Perspective & Ways of Seeing

Back in school, someone loaned me a copy of Ways of Seeing by John Berger. Since it is still in my possession, I obviously forgot to return it. I wonder if Jane is annoyed? She would likely be more annoyed knowing that I did not get around to reading it until yesterday.

The book falls in the realm of art criticism or art theory and discusses the evolution of oil paintings, perspective, and purpose through text and, uniquely, sections that are entirely pictorial. One of his assertions (made much more eloquently than I) is that perspective affects your way of seeing. But instead of using a cover song and the original (Franky and the Boss), he points to an original oil painting and its reproductions. Specifically, Virign on the Rocks by Leonardo Da Vinci. He then goes on to write:

Having seen this reproduction, one can go to the National Gallery to look at the original and there discover what the reproduction looks like. Alternatively one can forget about the quality of the reproduction and simply be reminded, when one sees the original, that it is a famous painting of which somewhere one has already seen a reproduction. But in either case the uniqueness of the origininal now lies in it being the original of a reproduction. It is no longer what its image shows that strikes one as unique; its first meaning is no longer to be found in what it says, but what it is.

...The meaning of the original work no longer lies in what it uniquely says but what it uniquely is. [Ways of Seeing, p21, original emphasis]

The original creation, be it painting or musical recording, isn't appreciated for itself as a work of art but rather through the novelty of being the original of something seen or heard before. Whatever original message contained in the work is distorted -- even totally ignored -- in the shadow of the reproduction. Granted, when I heard Springsteen's original of Frankie's cover, I respected it for being the original but tuned it out in favor of the cover version. Chalk it up to the folly of youth?

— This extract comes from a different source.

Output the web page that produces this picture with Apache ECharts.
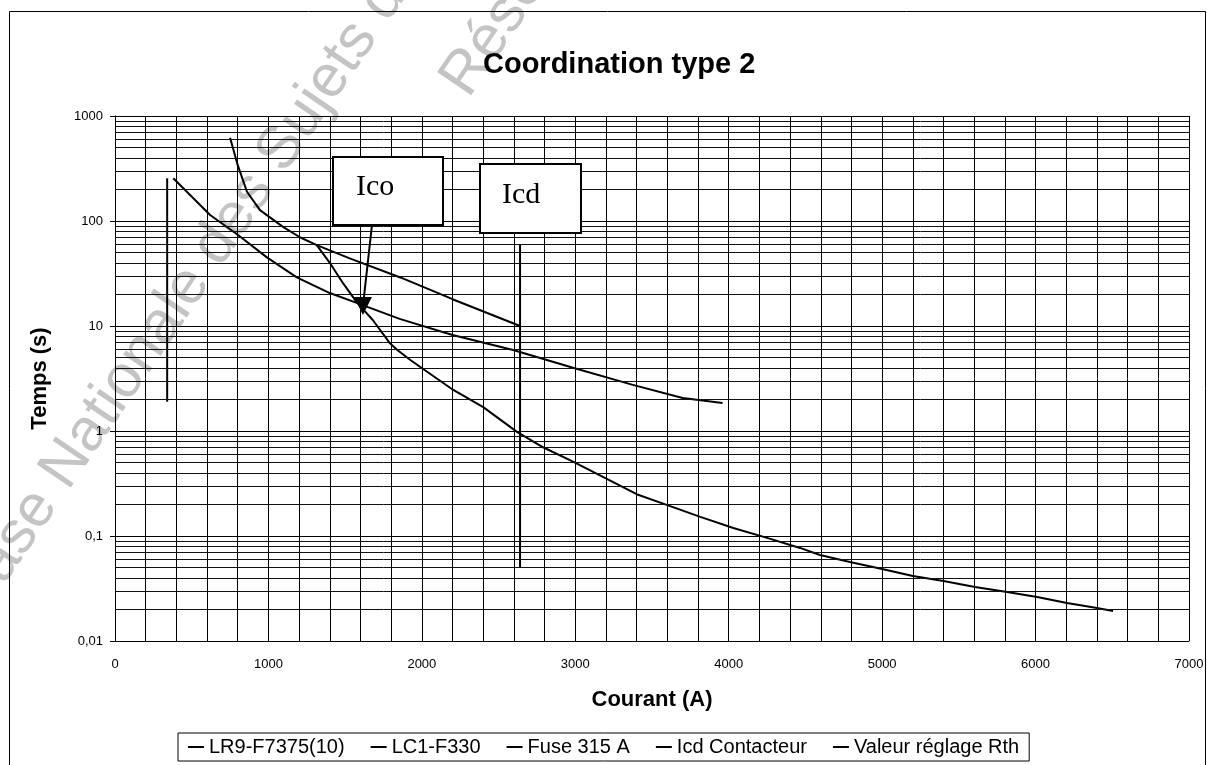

If the original is tainted, what then of the reproduction? Berger asserts that with oil paintings, reproductions are admired because hey are valuable and should be admired. It seems to me that this argument applies any time there is a Canon -- works approved, consecrated, and placed up on the alabaster shelves for all humanity. With this type of art, the original is first visited under coersion in school because it is a classic; it's reproduction (movie) is visited because it comes from a "great work" (and has Tom Cruise or Kate Blanchette in it).

Account for the different ways male and females are portrayed and the situation becomes much more complicated. Berger covers these and other issues in his book; I recommend you pick up a copy and see if you agree with him. It was published in 1972 or thereabouts and is a good read. He even throws knowledge of the classics out there as a class delineator. Bourgeoise.

(Yes, bourgeoise. Heck, if you pursue this course of reasoning too far, Ways of Seeing is itself academic bourgeoise drivel. I guess with literary or art theory, a proposition isn't drivel if I subscribe to it but is if I don't. Or it's a tool of the Man. Putting that aside, Berger does present solid material and a great framework.)

Turning back to the BizTalk Server documentation, how do whitepapers, blogs, newsgroup content, and third-party press books change how people see the original documentation? Quality certainly plays a role -- if a blog is perceived to go into more detail about content-based routing, using more pictures and a more conversational tone, readers will likely prefer it over the original. What about marketing messages, labs, and web seminars?

Expectations are different for each content type. Understanding how readers approach content and are affected by the path they take can help us write better documentation. And learn a bit about the Dutch Masters.